At least among Carta users, the post-money SAFE is now, by far, the most popular investment vehicle.
In the first half of 2023, 83% of startups used a SAFE (pre or post-money) with only 17% using convertible notes.
However, in life sciences and electronics, about half the startups used convertible notes and half used SAFEs.
88% of SAFEs were post-money SAFEs. Only 12% used the older pre-money SAFE format. (Thank God! Let’s get that to 0%.)
Only 12% of SAFEs had no valuation cap. (This should be a non-starter.)
51% of all SAFEs had a valuation cap alone, and another 37% had a valuation cap AND a discount. Most of the time, that discount was 20%.
5. Convertible note terms haven’t changed

Almost all convertible notes have a pre-money valuation cap, a discount, and an interest rate.

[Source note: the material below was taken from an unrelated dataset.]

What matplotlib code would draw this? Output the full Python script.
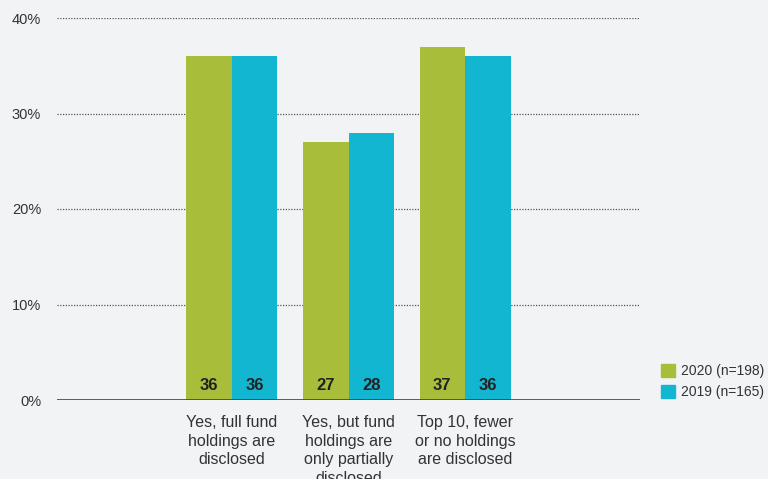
import matplotlib
matplotlib.use("Agg")
import matplotlib.pyplot as plt
from matplotlib.patches import Patch

categories = ["", "Yes, full fund\nholdings are\ndisclosed", "Yes, but fund\nholdings are\nonly partially\ndisclosed",
              "Top 10, fewer\nor no holdings\nare disclosed", ""]
series_names = ["2020 (n=198)", "2019 (n=165)"]
values_2020 = [None, 36, 27, 37, None]
values_2019 = [None, 36, 28, 36, None]
yticks = [0, 10, 20, 30, 40]

plt.rcParams['font.family'] = ["Liberation Sans", "DejaVu Sans"]

bg = "#f2f3f5"
green = "#a8bd39"
cyan = "#12b6d0"
txt = "#333333"

fig = plt.figure(figsize=(7.68, 4.79), dpi=100, facecolor=bg)
ax = fig.add_axes([57/768, 1-400/479, (640-57)/768, (400-18)/479])
ax.set_facecolor(bg)

w = 0.39
xs = list(range(len(categories)))
for i, (a, b) in enumerate(zip(values_2020, values_2019)):
    if a is not None:
        ax.bar(i - w/2, a, width=w, color=green, zorder=3)
        ax.text(i - w/2, 0.75, str(a), ha="center", va="bottom", fontsize=12, fontweight="bold", color="#222222", zorder=4)
    if b is not None:
        ax.bar(i + w/2, b, width=w, color=cyan, zorder=3)
        ax.text(i + w/2, 0.75, str(b), ha="center", va="bottom", fontsize=12, fontweight="bold", color="#222222", zorder=4)

ax.set_xlim(-0.5, len(categories) - 0.5)
ax.set_ylim(0, 40)
ax.set_yticks(yticks)
ax.set_yticklabels([f"{t}%" for t in yticks], fontsize=10.5, color=txt)
ax.set_xticks(xs)
ax.set_xticklabels(categories, fontsize=11.5, color=txt, linespacing=1.3)
ax.tick_params(axis="both", length=0)
ax.tick_params(axis="x", pad=11)
ax.tick_params(axis="y", pad=11.5)
for s in ax.spines.values():
    s.set_visible(False)
ax.grid(axis="y", linestyle=(0, (1, 1.2)), color="#555555", linewidth=0.9, zorder=0)
ax.axhline(0, color="#444444", linewidth=1.2, zorder=5)

handles = [Patch(color=green), Patch(color=cyan)]
fig.legend(handles, series_names, loc="upper left", bbox_to_anchor=(661/768, 1-364/479), frameon=False,
           fontsize=10, handlelength=1.0, handleheight=1.1, handletextpad=0.45, labelspacing=0.45,
           labelcolor=txt, borderpad=0, borderaxespad=0)

fig.savefig("out.png", dpi=100, facecolor=bg)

The pre-money valuation cap has held steady over the past year and a half at $15M. There was a jump to $18M in the last quarter, but since the data set is small, I’ll assume valuations are essentially unchanged.
The reason convertible note valuation caps have held up while SAFE valuation caps have dropped is likely due to the fact that most of the startups using convertible notes are in life sciences where funding and valuations have remained strong despite the funding downturn across other sectors.
The discount on convertible notes is almost always 20%. The interest rate has held steady at 6.0% since 2020 despite the steep rise in the Fed rate. This implies that nobody really cares much about the interest rate on convertible notes.
Caveats
- This data is based on startups that manage their cap tables on Carta. While Carta is the largest platform for cap table management, the self-selection of using Carta or not may skew the data.
- The analysis is based on startups raising a round using a SAFE or convertible note that has not previously raised a round of preferred equity. However, more early-stage startups are using preferred equity at earlier stages to attract investors, and this may skew the results for the number and size of raises.
- Carta’s customer base is growing (I hope), so comparing the number of raises and amount of money over time may not be accurate.
- I am a small investor in Carta and would like to see more startups use the platform. I don’t think that affects anything I’ve written here but am including it for full disclosure.
- A huge thank you to Peter Walker for creating this great report and granting permission to reprint the graphs here.